Ethereum Merge closes in

The most anticipated event, the Ethereum Merge, is closing in. With a market capitalization of $458B for the ecosystem, all eyes are focused on the outcome of the event. Opinions and expectations among the community are divided. In our newsletter of July, we briefly introduced the Ethereum Merge which is scheduled for the 15-16th of September.

This first update in a series of updates is focused on the move to the new consensus mechanism Proof-of-Stake (PoS) and will have the most impact on the issuance and mining of ETH. Currently, Ethereum disburses mining rewards, which will be replaced with staking rewards that distribute 90% less. With the already implemented burning mechanism, this can severely impact the amount of ETH in circulation. If the transaction fees surpass a certain threshold, the burning mechanism will burn more than the issuance, making Ethereum deflationary and creating scarcity over time.

After the implementation of PoS, all mining equipment will become obsolete. This drives miners to explore alternative income-generating services to make a return on their hardware investments. The first option is to use their miners on a different blockchain. The type of miners used in Ethereum support several smaller blockchains which makes Ethereum Classic (ETC), an earlier fork of Ethereum (ETH), the most interesting alternative. Over the past month, we have already seen an increase in hash rate on ETC which implies an increase in active miners.

Tension builds as ethereum merge is closing in

The other alternative is a hard fork of ETH where users copy the old blockchain and continue on their own network without accepting the network changes. This way the protocol remains working on PoW. The hard fork is scheduled for September 8th and is referred to as ETHPoW. Cryptocurrency Poloniex and Bitmex and a couple of other exchanges have already announced that they will accept the forked Ethereum if the fork occurs.

It remains to be seen which side most Ethereum miners will choose. In order for a hard fork to succeed, it is relying on the adoption and acceptance of users, exchanges and liquidity providers. In order for an alternative chain, such as Ethereum Classic, to be beneficial for miners, it needs to drastically lure in new projects, investors and liquidity. Where the Ethereum miners generated $18B in revenue in 2021, ETC miners only generated $300M as a result of the low activity and usability of the chain.

The Hodl Funds

The stagnation of financial markets led to a decline of the Hodl funds. The Genesis Fund, the Consensus Fund and the Oracle Fund ended respectively at a Net Asset Value (NAV) of €3.04, €3.03 and €0.35.

Check your personal results here

Results hodl funds cryptocurrency august 2022

Developer Tornado cash arrested

On the 10th of August, the Dutch Fiscal Information and Investigation Service (FIOD) arrested 29-year-old “Alexy Pertsev” on suspicion of involvement in concealing criminal financial flows and money laundering through the well-known mixer “Tornado Cash”. A mixer gathers users’ incoming deposits and mixes them up with other incoming deposits.
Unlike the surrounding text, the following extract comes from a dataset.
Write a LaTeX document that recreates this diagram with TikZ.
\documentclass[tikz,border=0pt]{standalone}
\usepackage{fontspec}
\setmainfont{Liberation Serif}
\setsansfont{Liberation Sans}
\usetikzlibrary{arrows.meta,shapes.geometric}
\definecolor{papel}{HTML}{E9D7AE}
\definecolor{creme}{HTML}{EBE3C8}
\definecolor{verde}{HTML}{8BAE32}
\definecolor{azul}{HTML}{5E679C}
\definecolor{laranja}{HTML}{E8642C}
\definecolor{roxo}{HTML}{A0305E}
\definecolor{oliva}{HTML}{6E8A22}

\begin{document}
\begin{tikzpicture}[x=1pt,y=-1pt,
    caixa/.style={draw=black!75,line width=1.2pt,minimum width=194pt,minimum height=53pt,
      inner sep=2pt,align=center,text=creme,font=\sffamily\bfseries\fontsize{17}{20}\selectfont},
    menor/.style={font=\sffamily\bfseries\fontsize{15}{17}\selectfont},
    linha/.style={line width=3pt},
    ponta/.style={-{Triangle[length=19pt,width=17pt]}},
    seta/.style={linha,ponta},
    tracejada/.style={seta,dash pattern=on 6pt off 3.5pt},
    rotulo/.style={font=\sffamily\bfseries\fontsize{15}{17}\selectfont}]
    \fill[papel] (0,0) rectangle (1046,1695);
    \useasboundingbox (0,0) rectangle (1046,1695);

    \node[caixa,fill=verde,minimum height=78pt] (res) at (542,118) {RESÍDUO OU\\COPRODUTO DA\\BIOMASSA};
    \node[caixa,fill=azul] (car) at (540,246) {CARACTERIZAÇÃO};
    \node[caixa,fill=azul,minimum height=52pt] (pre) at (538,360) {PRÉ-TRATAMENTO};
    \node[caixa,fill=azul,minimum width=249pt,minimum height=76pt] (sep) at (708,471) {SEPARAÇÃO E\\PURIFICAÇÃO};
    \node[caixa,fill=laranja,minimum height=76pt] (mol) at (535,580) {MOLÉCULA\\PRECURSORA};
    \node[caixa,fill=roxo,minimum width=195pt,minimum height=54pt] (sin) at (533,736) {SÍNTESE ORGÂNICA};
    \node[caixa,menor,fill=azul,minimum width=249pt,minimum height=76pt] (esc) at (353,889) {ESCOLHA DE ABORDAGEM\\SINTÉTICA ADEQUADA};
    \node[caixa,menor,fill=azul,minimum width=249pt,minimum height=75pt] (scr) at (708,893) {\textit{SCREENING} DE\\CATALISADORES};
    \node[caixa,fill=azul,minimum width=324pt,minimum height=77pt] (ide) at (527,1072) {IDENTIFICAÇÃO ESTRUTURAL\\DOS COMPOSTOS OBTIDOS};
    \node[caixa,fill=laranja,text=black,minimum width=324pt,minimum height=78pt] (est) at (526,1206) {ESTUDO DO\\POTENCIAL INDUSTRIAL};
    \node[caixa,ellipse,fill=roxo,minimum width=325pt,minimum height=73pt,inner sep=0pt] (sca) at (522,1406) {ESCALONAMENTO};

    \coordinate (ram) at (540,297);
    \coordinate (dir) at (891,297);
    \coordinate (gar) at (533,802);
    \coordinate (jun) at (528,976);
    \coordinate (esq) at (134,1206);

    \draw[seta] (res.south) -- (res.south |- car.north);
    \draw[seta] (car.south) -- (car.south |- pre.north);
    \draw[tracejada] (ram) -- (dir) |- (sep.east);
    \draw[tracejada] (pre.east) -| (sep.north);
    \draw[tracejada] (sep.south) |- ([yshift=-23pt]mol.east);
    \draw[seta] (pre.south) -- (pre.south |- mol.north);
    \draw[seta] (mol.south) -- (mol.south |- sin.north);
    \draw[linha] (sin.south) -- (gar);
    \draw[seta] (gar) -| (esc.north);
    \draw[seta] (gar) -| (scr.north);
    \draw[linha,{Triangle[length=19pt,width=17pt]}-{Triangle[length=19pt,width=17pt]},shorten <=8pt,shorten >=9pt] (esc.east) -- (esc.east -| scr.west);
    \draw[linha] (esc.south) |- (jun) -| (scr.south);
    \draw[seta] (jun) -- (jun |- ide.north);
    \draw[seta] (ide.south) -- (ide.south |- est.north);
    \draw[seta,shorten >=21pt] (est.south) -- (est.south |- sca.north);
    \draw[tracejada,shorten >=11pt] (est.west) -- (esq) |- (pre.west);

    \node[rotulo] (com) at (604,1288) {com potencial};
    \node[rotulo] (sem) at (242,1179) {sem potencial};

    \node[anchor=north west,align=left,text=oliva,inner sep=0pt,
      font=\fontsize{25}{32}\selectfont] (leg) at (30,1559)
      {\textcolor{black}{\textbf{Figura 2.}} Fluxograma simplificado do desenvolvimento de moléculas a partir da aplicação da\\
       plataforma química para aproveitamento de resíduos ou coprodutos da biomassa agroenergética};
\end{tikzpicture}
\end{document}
The longer the deposited funds are in the mixer, the more privacy is obtained. Users will then withdraw the funds to a new wallet, eliminating the connection between the original address and the new receiving address.
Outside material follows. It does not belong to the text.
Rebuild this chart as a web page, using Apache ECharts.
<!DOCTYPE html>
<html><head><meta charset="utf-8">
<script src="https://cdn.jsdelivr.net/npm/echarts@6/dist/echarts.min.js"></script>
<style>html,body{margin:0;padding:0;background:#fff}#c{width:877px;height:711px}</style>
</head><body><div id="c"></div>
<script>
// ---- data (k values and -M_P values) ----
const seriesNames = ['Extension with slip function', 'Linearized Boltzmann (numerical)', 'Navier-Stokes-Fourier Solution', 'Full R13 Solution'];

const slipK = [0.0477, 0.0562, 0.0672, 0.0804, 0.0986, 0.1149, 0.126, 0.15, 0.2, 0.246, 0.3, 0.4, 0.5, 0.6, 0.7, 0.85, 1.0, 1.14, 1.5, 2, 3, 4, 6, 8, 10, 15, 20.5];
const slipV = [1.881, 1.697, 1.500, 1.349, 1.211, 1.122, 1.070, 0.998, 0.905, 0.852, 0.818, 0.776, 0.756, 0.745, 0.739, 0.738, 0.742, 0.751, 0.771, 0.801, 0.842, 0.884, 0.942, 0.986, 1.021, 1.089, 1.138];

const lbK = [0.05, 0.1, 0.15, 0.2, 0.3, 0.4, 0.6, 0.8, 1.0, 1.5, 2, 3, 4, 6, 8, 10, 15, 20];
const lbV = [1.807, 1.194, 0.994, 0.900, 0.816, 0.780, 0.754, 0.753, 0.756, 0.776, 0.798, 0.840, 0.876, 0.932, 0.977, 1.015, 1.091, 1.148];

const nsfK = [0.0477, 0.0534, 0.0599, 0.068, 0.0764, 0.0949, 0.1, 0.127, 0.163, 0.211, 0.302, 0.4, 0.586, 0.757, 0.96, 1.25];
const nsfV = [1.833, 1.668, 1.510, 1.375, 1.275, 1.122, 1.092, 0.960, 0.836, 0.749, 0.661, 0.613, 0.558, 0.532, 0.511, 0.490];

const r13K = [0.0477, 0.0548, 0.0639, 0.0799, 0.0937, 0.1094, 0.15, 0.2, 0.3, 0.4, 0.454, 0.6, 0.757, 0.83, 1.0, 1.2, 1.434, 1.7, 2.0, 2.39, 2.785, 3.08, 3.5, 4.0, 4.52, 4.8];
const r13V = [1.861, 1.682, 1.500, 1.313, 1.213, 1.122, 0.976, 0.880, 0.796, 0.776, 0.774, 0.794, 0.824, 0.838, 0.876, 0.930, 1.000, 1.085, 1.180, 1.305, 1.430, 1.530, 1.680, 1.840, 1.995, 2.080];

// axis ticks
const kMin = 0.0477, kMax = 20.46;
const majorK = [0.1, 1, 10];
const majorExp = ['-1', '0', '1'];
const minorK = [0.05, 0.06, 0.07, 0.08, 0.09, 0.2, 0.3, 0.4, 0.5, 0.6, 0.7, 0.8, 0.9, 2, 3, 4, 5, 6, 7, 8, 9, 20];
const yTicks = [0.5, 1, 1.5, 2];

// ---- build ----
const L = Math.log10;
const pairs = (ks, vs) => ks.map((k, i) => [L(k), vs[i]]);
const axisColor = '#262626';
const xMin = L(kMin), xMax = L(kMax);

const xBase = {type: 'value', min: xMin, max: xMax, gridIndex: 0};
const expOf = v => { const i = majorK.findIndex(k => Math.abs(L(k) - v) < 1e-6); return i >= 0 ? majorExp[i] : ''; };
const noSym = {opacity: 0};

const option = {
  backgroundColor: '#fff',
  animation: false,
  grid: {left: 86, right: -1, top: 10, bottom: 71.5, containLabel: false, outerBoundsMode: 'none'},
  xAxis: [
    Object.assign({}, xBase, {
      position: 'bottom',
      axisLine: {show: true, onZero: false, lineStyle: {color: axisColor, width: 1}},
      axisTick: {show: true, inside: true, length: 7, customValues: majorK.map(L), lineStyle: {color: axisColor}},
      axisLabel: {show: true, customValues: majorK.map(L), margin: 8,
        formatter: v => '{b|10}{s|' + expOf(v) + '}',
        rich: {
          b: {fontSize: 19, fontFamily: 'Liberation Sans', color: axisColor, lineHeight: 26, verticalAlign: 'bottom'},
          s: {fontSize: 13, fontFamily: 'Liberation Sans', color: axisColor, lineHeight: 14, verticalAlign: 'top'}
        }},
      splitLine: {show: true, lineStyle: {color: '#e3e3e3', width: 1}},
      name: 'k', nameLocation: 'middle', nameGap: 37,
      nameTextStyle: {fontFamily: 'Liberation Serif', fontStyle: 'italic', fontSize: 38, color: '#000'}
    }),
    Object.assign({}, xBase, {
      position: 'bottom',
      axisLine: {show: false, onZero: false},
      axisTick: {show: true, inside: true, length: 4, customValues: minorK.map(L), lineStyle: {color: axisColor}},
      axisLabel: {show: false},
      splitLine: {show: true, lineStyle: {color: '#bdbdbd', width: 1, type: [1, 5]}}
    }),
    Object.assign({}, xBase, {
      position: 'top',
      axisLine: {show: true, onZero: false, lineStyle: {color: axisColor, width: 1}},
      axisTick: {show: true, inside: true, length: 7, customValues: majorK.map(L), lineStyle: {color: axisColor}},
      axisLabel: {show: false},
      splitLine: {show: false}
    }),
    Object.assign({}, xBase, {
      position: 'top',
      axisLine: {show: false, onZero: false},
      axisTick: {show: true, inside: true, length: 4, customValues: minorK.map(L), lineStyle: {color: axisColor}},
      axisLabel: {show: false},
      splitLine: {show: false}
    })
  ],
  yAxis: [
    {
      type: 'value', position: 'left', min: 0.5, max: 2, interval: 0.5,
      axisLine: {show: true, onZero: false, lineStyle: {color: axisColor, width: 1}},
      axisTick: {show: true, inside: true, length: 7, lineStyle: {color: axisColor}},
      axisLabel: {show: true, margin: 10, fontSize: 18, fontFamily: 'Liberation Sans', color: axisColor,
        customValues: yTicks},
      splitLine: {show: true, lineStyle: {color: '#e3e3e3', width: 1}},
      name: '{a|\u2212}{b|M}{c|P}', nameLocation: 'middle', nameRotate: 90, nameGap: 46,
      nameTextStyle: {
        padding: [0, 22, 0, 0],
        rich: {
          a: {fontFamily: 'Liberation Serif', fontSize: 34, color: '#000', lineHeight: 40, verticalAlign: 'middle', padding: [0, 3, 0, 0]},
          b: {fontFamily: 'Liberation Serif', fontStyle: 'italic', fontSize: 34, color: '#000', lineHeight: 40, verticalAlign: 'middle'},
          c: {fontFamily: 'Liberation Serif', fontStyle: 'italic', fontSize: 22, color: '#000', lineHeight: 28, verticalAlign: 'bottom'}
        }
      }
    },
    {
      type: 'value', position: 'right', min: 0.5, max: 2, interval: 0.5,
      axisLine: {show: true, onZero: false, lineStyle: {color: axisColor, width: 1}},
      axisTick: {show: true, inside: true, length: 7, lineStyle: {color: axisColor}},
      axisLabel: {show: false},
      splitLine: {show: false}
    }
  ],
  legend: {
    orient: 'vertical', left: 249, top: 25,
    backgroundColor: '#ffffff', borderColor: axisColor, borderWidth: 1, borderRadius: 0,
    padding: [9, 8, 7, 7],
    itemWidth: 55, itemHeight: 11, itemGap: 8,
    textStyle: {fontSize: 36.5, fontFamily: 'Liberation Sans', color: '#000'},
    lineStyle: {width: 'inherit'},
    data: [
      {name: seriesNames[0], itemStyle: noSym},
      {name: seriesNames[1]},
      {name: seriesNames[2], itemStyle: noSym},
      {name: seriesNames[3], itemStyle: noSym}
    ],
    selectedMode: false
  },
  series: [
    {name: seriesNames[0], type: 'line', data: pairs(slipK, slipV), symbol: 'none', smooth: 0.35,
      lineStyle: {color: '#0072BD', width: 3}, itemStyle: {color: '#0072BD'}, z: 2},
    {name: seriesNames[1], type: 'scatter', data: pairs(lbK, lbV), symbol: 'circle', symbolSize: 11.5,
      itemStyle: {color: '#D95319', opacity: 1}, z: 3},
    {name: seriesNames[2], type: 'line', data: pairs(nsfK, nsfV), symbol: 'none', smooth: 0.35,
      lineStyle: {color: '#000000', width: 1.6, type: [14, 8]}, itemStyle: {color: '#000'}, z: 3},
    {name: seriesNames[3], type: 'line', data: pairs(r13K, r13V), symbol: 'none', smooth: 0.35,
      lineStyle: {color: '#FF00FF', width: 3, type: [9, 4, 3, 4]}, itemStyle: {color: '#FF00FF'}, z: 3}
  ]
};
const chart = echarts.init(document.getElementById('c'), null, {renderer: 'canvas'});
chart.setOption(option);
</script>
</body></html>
Two days before the arrest of Pertsev, the US government placed Tornado Cash on the OFAC sanctions list of America. Interacting with Tornado Cash is now forbidden for all U.S. persons and entities; willful violation can result in penalties of $50,000 to $10,000,000 and jail terms of 10 to 30 years.

The crypto community shared different opinions about the matter as Tornado Cash has always been a topic of debate, as it provides financial privacy for good and bad actors alike. The outcry of the community became louder as it came to light that the arrested suspect was a developer of the protocol and had only written open source code. Opinions among the cryptocurrency users are divided, some think it’s justified, while others think that he only wrote code and bad actors used his work for wrongful purposes. Which raises the question if developers are responsible for how others utilize their open source code? As technology isn’t necessarily good or bad, it’s neutral, the person using it will determine the implementation of the technology.